» AIM OF THE TASK: Omit all pictures and transcribe only the lines in the entries below that run from the line with "Give me the Bokeh source for this chart." through the line with "y_ticks = [0.0, 0.5, 1.0, 1.5, 2.0, 2.5, 3.0, 3.5, 4.0]".

Code that draws figures

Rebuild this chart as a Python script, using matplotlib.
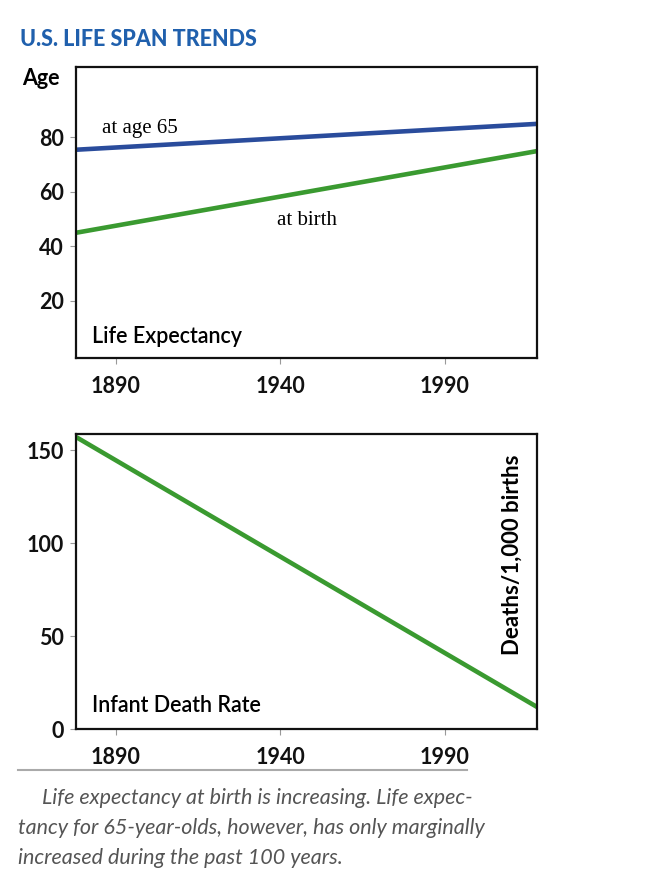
import numpy as np
import matplotlib
matplotlib.use("Agg")
import matplotlib.pyplot as plt
from matplotlib.lines import Line2D

# data
years = [1878, 2018]
life_at_65 = [75.5, 85.0]
life_at_birth = [45.0, 75.0]
infant_deaths = [157.0, 12.0]

year_ticks = [1890, 1940, 1990]
age_ticks = [20, 40, 60, 80]
death_ticks = [0, 50, 100, 150]

title = "U.S. LIFE SPAN TRENDS"
caption = [
    "Life expectancy at birth is increasing. Life expec-",
    "tancy for 65-year-olds, however, has only marginally",
    "increased during the past 100 years.",
]

BLUE = "#2a4c9c"
GREEN = "#3a9a30"
TITLE_BLUE = "#2060ad"
SANS = ["Lato", "DejaVu Sans"]
SERIF = ["Liberation Serif", "DejaVu Serif"]

W, H = 660, 894


def fx(px):
    return px / W


def fy(py):
    return 1 - py / H


def style_axes(ax):
    for s in ax.spines.values():
        s.set_linewidth(1.6)
        s.set_color("#111111")
    ax.tick_params(direction="out", length=4, width=0.8, color="#999999",
                   labelsize=15.5, top=False, right=False)
    ax.tick_params(axis="y", pad=5)
    ax.tick_params(axis="x", pad=9)
    for lab in ax.get_xticklabels() + ax.get_yticklabels():
        lab.set_family(SANS)
        lab.set_fontweight("bold")
        lab.set_color("#111111")


fig = plt.figure(figsize=(W / 100, H / 100), dpi=100)

# top panel: life expectancy
ax1 = fig.add_axes([fx(76), fy(358), fx(537 - 76), (358 - 66.7) / H])
ax1.plot(years, life_at_65, color=BLUE, lw=3.3, solid_capstyle="butt")
ax1.plot(years, life_at_birth, color=GREEN, lw=3.3, solid_capstyle="butt")
ax1.set_xlim(1878, 2018)
ax1.set_ylim(-1, 106)
ax1.set_xticks(year_ticks)
ax1.set_yticks(age_ticks)
style_axes(ax1)
ax1.text(1885.8, 81.5, "at age 65", family=SERIF, fontsize=15, va="baseline")
ax1.text(1939, 48, "at birth", family=SERIF, fontsize=15, va="baseline")
ax1.text(1883, 4.6, "Life Expectancy", family=SANS, fontsize=15.5,
         fontweight="semibold", va="baseline")

# bottom panel: infant death rate
ax2 = fig.add_axes([fx(76), fy(729.3), fx(537 - 76), (729.3 - 434) / H])
ax2.plot(years, infant_deaths, color=GREEN, lw=3.3, solid_capstyle="butt")
ax2.set_xlim(1878, 2018)
ax2.set_ylim(0, 158.6)
ax2.set_xticks(year_ticks)
ax2.set_yticks(death_ticks)
style_axes(ax2)
ax2.text(1883, 9.3, "Infant Death Rate", family=SANS, fontsize=15.5,
         fontweight="semibold", va="baseline")
ax2.text(fx(512 - 76) / fx(537 - 76), 0.59, "Deaths/1,000 births",
         transform=ax2.transAxes, rotation=90, family=SANS, fontsize=16,
         fontweight="bold", ha="center", va="center")

# title and axis word
fig.text(fx(20), fy(46), title, family=SANS, fontsize=15.5, fontweight="black",
         color=TITLE_BLUE, va="baseline")
fig.text(fx(22), fy(85), "Age", family=SANS, fontsize=15.5, fontweight="bold",
         va="baseline")

# caption rule and caption
fig.add_artist(Line2D([fx(18), fx(467)], [fy(770), fy(770)],
                      color="#aaaaaa", lw=1.5))
for i, line in enumerate(caption):
    x0 = 42 if i == 0 else 18
    fig.text(fx(x0), fy(798 + 30 * i), line, family=SANS, fontsize=15.5,
             style="italic", color="#555555", va="center")

fig.savefig("out.png", dpi=100)
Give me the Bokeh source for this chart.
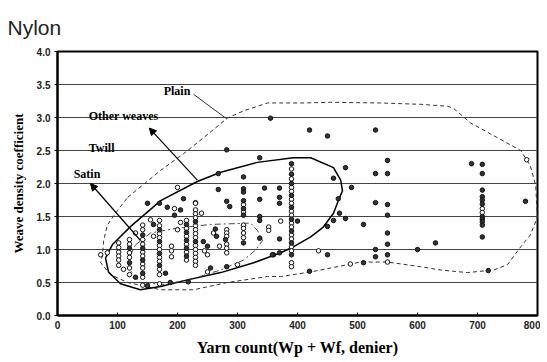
from bokeh.plotting import figure
from bokeh.models import Label, Arrow, NormalHead, FixedTicker, Range1d, NumeralTickFormatter
from bokeh.embed import file_html
from bokeh.resources import INLINE

# ---------------- data (denier, weave density coefficient) ----------------
x_ticks = [0, 100, 200, 300, 400, 500, 600, 700, 800]
y_ticks = [0.0, 0.5, 1.0, 1.5, 2.0, 2.5, 3.0, 3.5, 4.0]

# scattered filled points
scat_filled_x = [355, 282, 337, 268, 310, 420, 450, 530, 550, 480, 530, 550, 460, 490, 468, 470,
                 530, 550, 550, 480, 460, 450, 510, 550, 550, 530, 550, 530, 450, 600, 630, 420,
                 510, 718, 690, 780, 268, 345, 370, 370, 370, 337, 282, 287, 400, 370, 370, 360,
                 210, 150, 170, 183, 263, 188, 180, 218, 282, 358, 337, 337, 337,
                 250, 243, 280, 265, 195, 205, 160, 130, 150, 255]
scat_filled_y = [2.99, 2.51, 2.39, 2.15, 2.10, 2.81, 2.72, 2.81, 2.35, 2.24, 2.15, 2.15, 2.08, 1.94, 1.77, 1.55,
                 1.71, 1.68, 1.52, 1.47, 1.44, 1.35, 1.38, 1.25, 1.08, 1.00, 0.92, 0.89, 0.92, 1.00, 1.10, 0.67,
                 0.80, 0.68, 2.30, 1.73, 1.91, 1.93, 1.93, 1.79, 1.70, 1.76, 1.73, 1.65, 1.43, 1.16, 0.95, 0.92,
                 1.77, 1.70, 1.70, 1.64, 1.31, 0.50, 0.64, 0.51, 0.74, 0.92, 1.50, 1.44, 1.17,
                 1.05, 1.12, 1.15, 1.20, 1.52, 1.60, 1.38, 0.58, 0.45, 0.72]

# scattered open points
scat_open_x = [200, 230, 435, 488, 550, 782, 372, 352, 352, 250, 300, 72, 83,
               190, 190, 190, 200, 205, 245, 250, 260, 270, 155, 160, 130, 110, 240, 195]
scat_open_y = [1.94, 1.71, 0.98, 0.78, 0.81, 2.36, 1.43, 1.34, 1.29, 0.66, 0.77, 0.92, 0.95,
               1.05, 0.98, 0.89, 1.30, 1.41, 0.98, 0.92, 1.25, 1.05, 1.45, 1.20, 1.25, 0.70, 1.55, 1.62]

# stacked columns of points
col102_open = [1.10, 1.03, 0.96, 0.90, 0.84, 0.76]
col120_open = [1.15, 1.08, 0.95, 0.88, 0.72, 0.62]
col120_filled = [1.02, 0.80]
col142_open = [1.37, 1.30, 1.15, 1.08, 0.96, 0.90, 0.78, 0.72, 0.58, 0.46]
col142_filled = [1.22, 1.02, 0.84, 0.64]
col170_open = [1.44, 1.36, 1.24, 1.18, 1.06, 1.00, 0.88, 0.82, 0.70, 0.62, 0.48]
col170_filled = [1.30, 1.12, 0.94, 0.76]
col215_open = [1.44, 1.32, 1.20, 1.08, 0.96, 0.84]
col215_filled = [1.38, 1.26, 1.14, 1.02, 0.90]
col230_open = [1.70, 1.60, 1.54, 1.48, 1.36, 1.30, 1.24, 1.18, 1.06, 1.00, 0.94, 0.88, 0.82, 0.76]
col230_filled = [1.42, 1.12]
col282_open = [1.30, 1.25, 1.20, 1.08, 1.02, 0.95]
col310_open = [1.68, 1.57, 1.37, 1.32, 1.25, 1.18]
col310_filled = [1.92, 1.87, 1.74, 1.62, 1.52, 1.10]
col390_open = [2.22, 2.07, 1.94, 1.88, 1.76, 1.70, 1.58, 1.52, 1.40, 1.34, 1.22, 1.16, 1.04, 0.98, 0.80, 0.74]
col390_filled = [2.30, 2.14, 2.00, 1.82, 1.64, 1.46, 1.28, 1.10, 0.92]
col708_open = [1.62, 1.56]
col708_filled = [2.29, 2.15, 1.90, 1.80, 1.75, 1.69, 1.50, 1.46, 1.42, 1.37, 1.19]

# outlines
plain_x = [117, 172, 210, 243, 283, 310, 350, 405, 455, 538, 605, 650, 660, 688, 722, 772, 788, 797, 800,
           788, 772, 750, 727, 683, 638, 605, 550, 505, 467, 422, 372, 350, 283, 227, 172, 117, 88, 72,
           75, 77, 83, 100, 117]
plain_y = [1.79, 2.20, 2.45, 2.69, 2.99, 3.10, 3.22, 3.22, 3.23, 3.22, 3.20, 3.17, 3.14, 2.92, 2.75, 2.50,
           2.27, 1.97, 1.49, 1.22, 1.04, 0.77, 0.69, 0.65, 0.69, 0.74, 0.81, 0.81, 0.74, 0.66, 0.59, 0.59,
           0.50, 0.39, 0.39, 0.50, 0.62, 0.80, 0.92, 1.14, 1.37, 1.59, 1.79]
twill_x = [80, 92, 122, 172, 233, 272, 333, 393, 422, 460, 472, 475, 468, 460, 443, 422, 393, 372, 327,
           272, 217, 172, 138, 105, 85, 80]
twill_y = [0.87, 1.08, 1.35, 1.74, 2.03, 2.17, 2.32, 2.39, 2.39, 2.24, 2.05, 1.89, 1.74, 1.55, 1.34, 1.19,
           1.04, 0.95, 0.80, 0.65, 0.54, 0.44, 0.39, 0.48, 0.66, 0.87]
satin_x = [130, 155, 197, 255, 322, 333, 342, 330, 310, 272, 230, 180, 138, 118, 122, 130]
satin_y = [1.07, 1.25, 1.32, 1.38, 1.40, 1.29, 1.14, 0.99, 0.84, 0.69, 0.57, 0.47, 0.50, 0.72, 0.92, 1.07]

# annotation texts
note_texts = ["Plain", "Other weaves", "Twill", "Satin"]
note_x = [177, 52, 52, 27]
note_y = [3.40, 3.02, 2.54, 2.15]


def expand(x, ys):
    return [x] * len(ys), list(ys)


open_x, open_y = list(scat_open_x), list(scat_open_y)
for cx, ys in [(102, col102_open), (120, col120_open), (142, col142_open), (170, col170_open),
               (215, col215_open), (230, col230_open), (282, col282_open), (310, col310_open),
               (390, col390_open), (708, col708_open)]:
    a, b = expand(cx, ys)
    open_x += a
    open_y += b

filled_x, filled_y = list(scat_filled_x), list(scat_filled_y)
for cx, ys in [(120, col120_filled), (142, col142_filled), (170, col170_filled), (215, col215_filled),
               (230, col230_filled), (310, col310_filled), (390, col390_filled), (708, col708_filled)]:
    a, b = expand(cx, ys)
    filled_x += a
    filled_y += b

# ---------------- figure ----------------
p = figure(width=540, height=358, output_backend="svg", toolbar_location=None,
           x_range=Range1d(0, 800), y_range=Range1d(0, 4),
           min_border_left=57, min_border_right=3, min_border_top=51, min_border_bottom=42)
p.background_fill_color = "white"
p.border_fill_color = "white"
p.outline_line_color = "black"
p.outline_line_width = 2

p.title.text = "Nylon"
p.title.text_font = "Liberation Sans"
p.title.text_font_size = "21px"
p.title.text_font_style = "normal"
p.title.text_color = "#222222"
p.title.align = "left"
p.title.offset = -50
p.title.standoff = 26

p.xgrid.visible = False
p.ygrid.grid_line_color = "#444444"
p.ygrid.grid_line_width = 1
p.ygrid.ticker = FixedTicker(ticks=y_ticks)

p.xaxis.ticker = FixedTicker(ticks=x_ticks)
p.yaxis.ticker = FixedTicker(ticks=y_ticks)
p.yaxis.formatter = NumeralTickFormatter(format="0.0")

for ax in (p.xaxis, p.yaxis):
    ax.axis_line_color = "black"
    ax.axis_line_width = 2
    ax.minor_tick_line_color = None
    ax.major_label_text_font = "Liberation Sans"
    ax.major_label_text_font_size = "10px"
    ax.major_label_text_font_style = "bold"
    ax.major_label_text_color = "#222222"
    ax.axis_label_text_font = "Liberation Serif"
    ax.axis_label_text_font_style = "bold"
    ax.axis_label_text_color = "black"

p.xaxis.axis_label_text_font_size = "16px"
p.yaxis.axis_label_text_font_size = "13px"

p.xaxis.major_tick_in = 3
p.xaxis.major_tick_out = 0
p.xaxis.major_label_standoff = 5
p.xaxis.axis_label = "Yarn count(Wp + Wf, denier)"
p.xaxis.axis_label_standoff = 7

p.yaxis.major_tick_in = 0
p.yaxis.major_tick_out = 3
p.yaxis.major_label_standoff = 4
p.yaxis.axis_label = "Weave density coefficient"
p.yaxis.axis_label_standoff = 8

# outlines
p.line(plain_x, plain_y, line_color="#333333", line_width=1, line_dash="4 3")
p.line(twill_x, twill_y, line_color="black", line_width=1.5)
p.line(satin_x, satin_y, line_color="#444444", line_width=1, line_dash="6 3 2 3")

# points
p.scatter(open_x, open_y, marker="circle", size=4.5, fill_color="white",
          line_color="#111111", line_width=1)
p.scatter(filled_x, filled_y, marker="circle", size=4.5, fill_color="#333333",
          line_color="#111111", line_width=1)

# leader lines and arrows
p.segment(x0=[227], y0=[3.35], x1=[282], y1=[2.98], line_color="#333333", line_width=1)
p.add_layout(Arrow(end=NormalHead(size=7, fill_color="black", line_color="black"),
                   x_start=233, y_start=2.05, x_end=153, y_end=2.84,
                   line_color="black", line_width=1.2))
p.add_layout(Arrow(end=NormalHead(size=7, fill_color="black", line_color="black"),
                   x_start=138, y_start=1.14, x_end=55, y_end=2.0,
                   line_color="black", line_width=1.2))

for t, tx, ty in zip(note_texts, note_x, note_y):
    p.add_layout(Label(x=tx, y=ty, text=t, text_font="Liberation Serif", text_font_style="bold",
                       text_font_size="12px", text_baseline="middle", text_color="black"))

open("out.html", "w").write(file_html(p, INLINE))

» SOLUTION TO THE PROBLEM:
Give me the Bokeh source for this chart.
from bokeh.plotting import figure
from bokeh.models import Label, Arrow, NormalHead, FixedTicker, Range1d, NumeralTickFormatter
from bokeh.embed import file_html
from bokeh.resources import INLINE

# ---------------- data (denier, weave density coefficient) ----------------
x_ticks = [0, 100, 200, 300, 400, 500, 600, 700, 800]
y_ticks = [0.0, 0.5, 1.0, 1.5, 2.0, 2.5, 3.0, 3.5, 4.0]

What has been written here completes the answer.